The History

A Timeline of the early Chinese immigrants experience in America.


 1865 – Despite the objection from white laborers, 50 Chinese workers were hired by the Central Pacific railway company to lay track Eastbound across the continent.  Very quickly, numerous other Chinese workers were recruited to lay track through a 100 miles of mountains that rose 7000 square feet high.  The Chinese worked long, brutal hours and even worked through the whole winter.  They were often assigned to the most dangerous tasks such as lowering themselves over the mountains in baskets and then planting explosives to blast through the mountains.  Many would be blown apart by the very explosives they set, fall over the cliff or buried alive by a mountain of snow that collapsed onto them.  By 1868, almost 4000 Chinese were employed in working on the railroad, nearly two-thirds of the work force.


1869 – the first Transcontinental Railway was completed.

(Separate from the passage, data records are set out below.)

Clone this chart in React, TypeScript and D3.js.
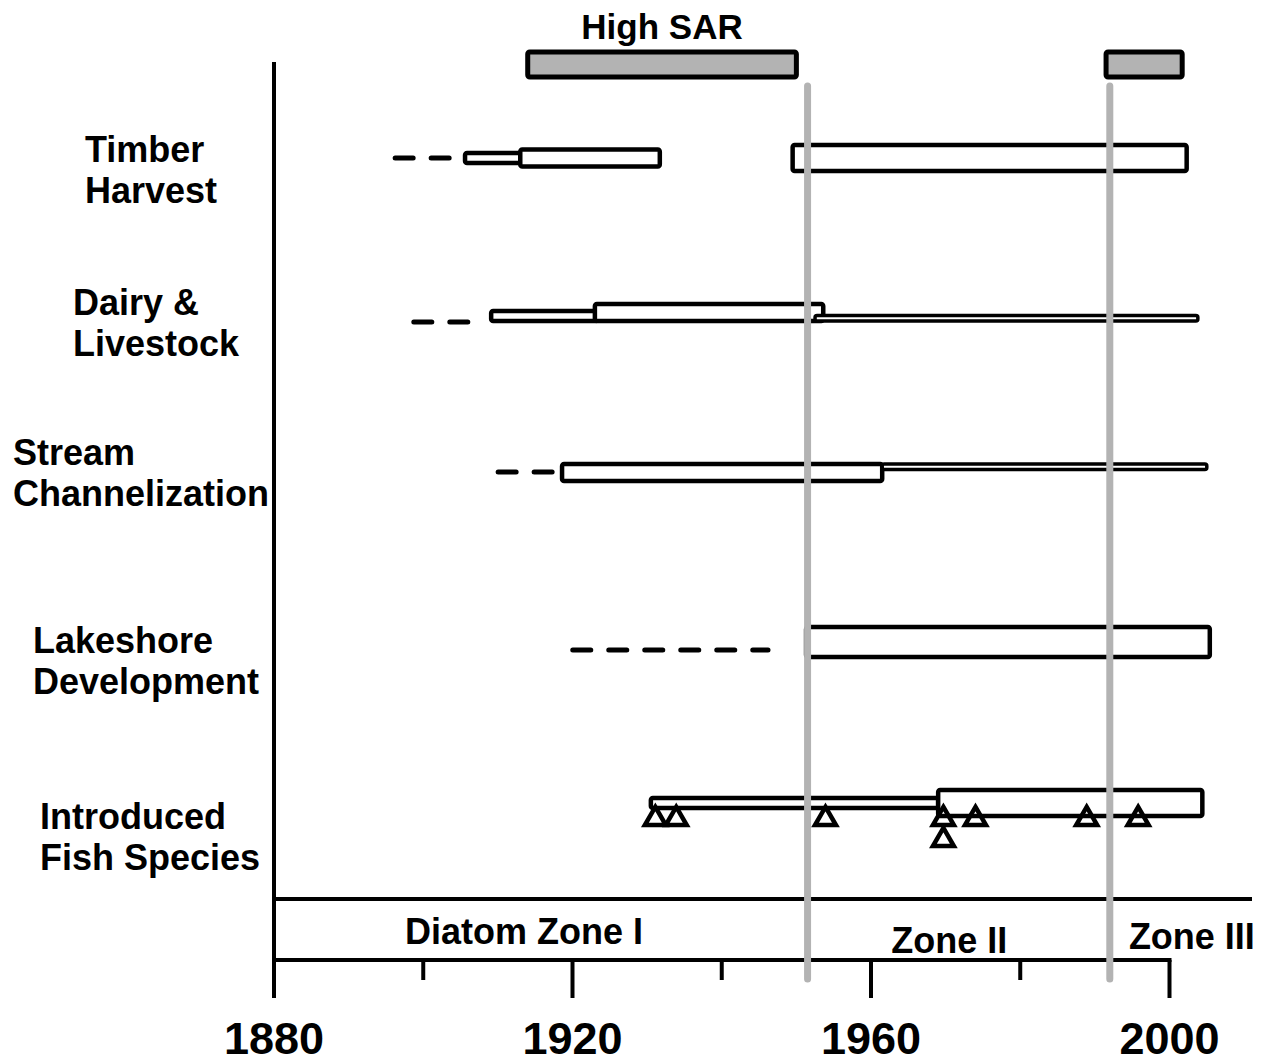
import * as d3 from "d3";

// ---- data (years) ----
const activities = [
  "Timber Harvest",
  "Dairy & Livestock",
  "Stream Channelization",
  "Lakeshore Development",
  "Introduced Fish Species",
];

const activityLabels = [
  ["Timber", "Harvest"],
  ["Dairy &", "Livestock"],
  ["Stream", "Channelization"],
  ["Lakeshore", "Development"],
  ["Introduced", "Fish Species"],
];

// dashed = poorly documented / sporadic, boxes = documented activity
const timberPeriods = [
  { start: 1895.9, end: 1904.9, kind: "dash" },
  { start: 1905.6, end: 1913, kind: "narrow" },
  { start: 1913, end: 1931.7, kind: "mid" },
  { start: 1949.5, end: 2002.3, kind: "tall" },
];
const dairyPeriods = [
  { start: 1898.4, end: 1906.3, kind: "dash" },
  { start: 1909.1, end: 1923.4, kind: "narrow" },
  { start: 1923, end: 1953.6, kind: "mid" },
  { start: 1952.5, end: 2003.8, kind: "thin" },
];
const streamPeriods = [
  { start: 1909.7, end: 1917.9, kind: "dash" },
  { start: 1918.6, end: 1961.5, kind: "mid" },
  { start: 1961.5, end: 2005, kind: "thin" },
];
const lakeshorePeriods = [
  { start: 1919.7, end: 1946.2, kind: "dash" },
  { start: 1951.3, end: 2005.4, kind: "wide" },
];
const fishPeriods = [
  { start: 1930.5, end: 1969, kind: "narrow" },
  { start: 1969, end: 2004.4, kind: "tall" },
];

// individual fish introductions (stack = second record in same year)
const fishIntroductions = [
  { year: 1931.1, stack: 0 },
  { year: 1933.9, stack: 0 },
  { year: 1953.9, stack: 0 },
  { year: 1969.7, stack: 0 },
  { year: 1969.7, stack: 1 },
  { year: 1974, stack: 0 },
  { year: 1988.9, stack: 0 },
  { year: 1995.8, stack: 0 },
];

const highSarPeriods = [
  { start: 1914, end: 1950 },
  { start: 1991.5, end: 2001.7 },
];

const zoneBoundaries = [1951.5, 1992];
const zoneLabels = ["Diatom Zone I", "Zone II", "Zone III"];
const zoneLabelYears = [1913.5, 1970.5, 2003];

const majorTicks = [1880, 1920, 1960, 2000];
const minorTicks = [1900, 1940, 1980];

// ---- layout ----
const W = 1267;
const H = 1064;
const FONT = "'Liberation Sans', Arial, sans-serif";

const x = d3.scaleLinear().domain([1880, 2000]).range([274, 1169.5]);

const rowRef = d3.scaleOrdinal<string, number>().domain(activities).range([158, 321, 464, 642, 803]);
const rowAlign = ["center", "bottom", "top", "center", "center"];
const dashOffset = [0, 1, 8, 8, 0];
const labelX = [85, 73, 13, 33, 40];
const labelBase = [162, 315, 465, 653, 829];
const kindHeight: Record<string, number> = { thin: 5.5, narrow: 10, mid: 17, tall: 26, wide: 30 };
const kindStroke: Record<string, number> = { thin: 3.5, narrow: 4.5, mid: 4.5, tall: 4.5, wide: 4.5 };

const allPeriods = [timberPeriods, dairyPeriods, streamPeriods, lakeshorePeriods, fishPeriods];

const triangle = d3.symbol().type(d3.symbolTriangle).size(190)();

export default function App() {
  const axisTop = 899;
  const axisY = 960;
  const axisRight = 1252;

  return (
    <svg
      width={W}
      height={H}
      viewBox={`0 0 ${W} ${H}`}
      style={{ position: "absolute", left: 0, top: 0, background: "#fff" }}
      fontFamily={FONT}
      fontWeight="bold"
    >
      <rect width={W} height={H} fill="#fff" />

      {/* row labels */}
      {activityLabels.map((lines, i) => (
        <text key={i} x={labelX[i]} y={labelBase[i]} fontSize={36} fill="#000">
          {lines.map((l, j) => (
            <tspan key={j} x={labelX[i]} y={labelBase[i] + j * 41}>
              {l}
            </tspan>
          ))}
        </text>
      ))}

      {/* activity periods */}
      {allPeriods.map((periods, i) => {
        const ref = rowRef(activities[i]);
        return (
          <g key={i}>
            {periods.map((p, j) => {
              if (p.kind === "dash") {
                const y = ref + dashOffset[i];
                return (
                  <line
                    key={j}
                    x1={x(p.start) + 2.5}
                    x2={x(p.end)}
                    y1={y}
                    y2={y}
                    stroke="#000"
                    strokeWidth={5}
                    strokeDasharray="18 18"
                    strokeLinecap="round"
                  />
                );
              }
              const h = kindHeight[p.kind];
              let y0 = ref - h / 2;
              if (rowAlign[i] === "bottom") y0 = ref - h;
              if (rowAlign[i] === "top") y0 = ref;
              return (
                <rect
                  key={j}
                  x={x(p.start)}
                  y={y0}
                  width={x(p.end) - x(p.start)}
                  height={h}
                  rx={2}
                  fill="#fff"
                  stroke="#000"
                  strokeWidth={kindStroke[p.kind]}
                  strokeLinejoin="round"
                />
              );
            })}
          </g>
        );
      })}

      {/* fish introductions */}
      {fishIntroductions.map((d, i) => (
        <path
          key={i}
          d={triangle as string}
          transform={`translate(${x(d.year)},${819 + d.stack * 21})`}
          fill="none"
          stroke="#000"
          strokeWidth={4.5}
          strokeLinejoin="miter"
        />
      ))}

      {/* high SAR */}
      <text x={(x(highSarPeriods[0].start) + x(highSarPeriods[0].end)) / 2} y={39} fontSize={35} textAnchor="middle">
        High SAR
      </text>
      {highSarPeriods.map((p, i) => (
        <rect
          key={i}
          x={x(p.start)}
          y={52}
          width={x(p.end) - x(p.start)}
          height={25}
          rx={2}
          fill="#b3b3b3"
          stroke="#000"
          strokeWidth={5}
        />
      ))}

      {/* axes */}
      <line x1={x(1880)} x2={x(1880)} y1={62} y2={998} stroke="#000" strokeWidth={4} />
      <line x1={x(1880)} x2={axisRight} y1={axisTop} y2={axisTop} stroke="#000" strokeWidth={4} />
      <line x1={x(1880)} x2={x(2000) + 2} y1={axisY} y2={axisY} stroke="#000" strokeWidth={4} />
      {majorTicks.map((t) => (
        <g key={t}>
          <line x1={x(t)} x2={x(t)} y1={axisY} y2={998} stroke="#000" strokeWidth={4} />
          <text x={x(t)} y={1054} fontSize={45} textAnchor="middle">
            {t}
          </text>
        </g>
      ))}
      {minorTicks.map((t) => (
        <line key={t} x1={x(t)} x2={x(t)} y1={axisY} y2={980} stroke="#000" strokeWidth={4} />
      ))}

      {/* zone labels */}
      {zoneLabels.map((z, i) => (
        <text key={z} x={x(zoneLabelYears[i])} y={[944, 953, 949][i]} fontSize={36} textAnchor="middle">
          {z}
        </text>
      ))}

      {/* diatom zone boundaries */}
      {zoneBoundaries.map((b) => (
        <line
          key={b}
          x1={x(b)}
          x2={x(b)}
          y1={86}
          y2={979}
          stroke="#b3b3b3"
          strokeWidth={7}
          strokeLinecap="round"
        />
      ))}
    </svg>
  );
}
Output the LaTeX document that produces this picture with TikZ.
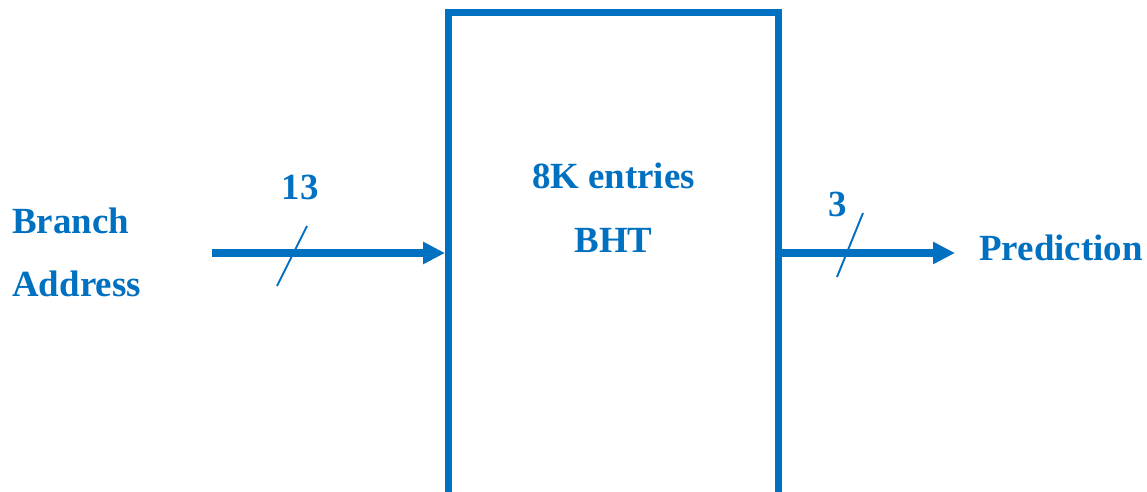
\documentclass[tikz,border=0pt]{standalone}
\usepackage{fontspec}
\setmainfont{Liberation Serif}
\usetikzlibrary{positioning, arrows.meta, calc}
\definecolor{office}{RGB}{0,112,192}

\begin{document}
\begin{tikzpicture}[x=0.02cm, y=-0.02cm,
    font=\fontsize{21}{25}\selectfont\bfseries, >={Triangle[length=0.44cm,width=0.42cm]},
    bus/.style={->,draw=office,line width=4pt},
    tick/.style={draw=office,line width=1.1pt},
    lbl/.style={text=office,inner sep=0pt},
    table/.style={rectangle,draw=office,line width=0.14cm,fill=white,
                  minimum width=6.6cm,minimum height=10cm}]

  \clip (0,0) rectangle (1147,492);
  \fill[white] (0,0) rectangle (1147,492);

  % the history table, its lower edge runs off the page
  \node[table] (bht) at (613.5,262.5) {};
  \node[lbl,anchor=base] (size) at (613.5,189) {8K entries};
  \node[lbl,anchor=base] (name) at (613.5,253) {BHT};

  % address bus in
  \coordinate (addr) at (212,253);
  \draw[bus] (addr) -- (addr -| bht.west);
  \draw[tick] (277,286) -- (307,226);
  \node[lbl,anchor=base] (w13) at (300,200) {13};
  \node[lbl,anchor=base west] (br) at (12,234) {Branch};
  \node[lbl,anchor=base west] (ad) at (12,297) {Address};

  % prediction out
  \coordinate (pred) at (955,253);
  \draw[bus] (pred -| bht.east) -- (pred);
  \draw[tick] (837,277) -- (863,213);
  \node[lbl,anchor=base] (w3) at (838,217) {3};
  \node[lbl,anchor=base west] (out) at (979,261) {Prediction};
\end{tikzpicture}
\end{document}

It is commonly acknowledged that the transcontinental railway could not have been completed without the contribution of the Chinese laborers.  Without this railroad, American progress would have been stalled for years.  With the railroad completed and the Gold Rush over, the Chinese laborers spread out across America to look for work.  Many of them began settling into major cities like San Francisco, New York and Los Angeles and began forming Chinatowns. 


 1875 – The Page Act was established to ban the immigration of any individual from Asia to the United States for the purpose of “cheap Chinese labor” or prostitution. But such an act only had the sole effect of baring all Asian women from trying to immigrate, separating many families and fostering a gender imbalance that led to a bachelor’s society within the Chinese community. The female Chinese population dropped from 6.4% in 1870 to 4.6% by 1880. 


1882 – the US Congress passes the Chinese Exclusion Act, banning the immigration of Chinese laborers (whether skilled or unskilled) to America.  Chinese immigrants living in America were still prevented from being naturalized into citizenship and would continue to become permanent aliens.  The law was passed as a result of the Anti-Chinese sentiment growing amongst the Anglo-Saxon Americans who felt that the Chinese were taking jobs away from them during a recession era.  Anti-Chinese propaganda would further fuel such racial tensions by depicting Chinese people as opium-smoking degenerates (the “Yellow Peril”).   This law did not extend to Chinese merchants, diplomats, teachers and students and it also did not extend to American born Chinese.  However, those immigrants who had already settled in the U.S had to attain reentry certificates if they were to leave the country, otherwise they would be barred from returning.  But such documentation was hard to come by for the common laborer and as a result, many families were further separated without any hope of being reunited on America soil.  Although this act was originally supposed to last only 10 years, it was renewed again and then made permanent until it was repealed more than 60 years later in 1943. The Chinese Exclusion Act was the first and only time in history that the U.S would ban a group of immigrants based on their race and social class. 


1906 – The San Francisco earthquake of 1906 registered a magnitude of 7.8 and was one of the worst natural disasters in U.S history, bringing about close to 3000 deaths and destroying more than 80% of San Francisco.  Furthermore, fierce fires arising from the earthquake would burn through the city for days.  A result of this fire was the destruction of immigration records held in City Hall, bringing about a blank slate that allowed many Chinese immigrants already living in San Francisco to claim that they were a “native born” American citizen.  Being an American citizen, they could then travel freely between the U.S and China, thus exploiting a loophole in the Chinese Exclusion Act.  Furthermore, they could claim that they had fathered “sons” in China and through another loophole in the act be allowed to bring their sons and daughters back into America.  In actuality, a great number of these were “paper sons” with forged identity papers and who had paid their way into America by claiming to be sons of Chinese-American citizens.   


1967 – Anti-miscegenation laws that prevented two people of different races to be married was officially repealed.  Such laws that prevented interracial marriage and/or sexual relationships have been in effect within the United States since as early as the 17th century. 


2012 – A resolution introduced by Congresswoman Judy Chu would pass unanimously through the House of Representatives.  Through this resolution, the United States government formally expresses their regret for the Chinese Exclusion Act.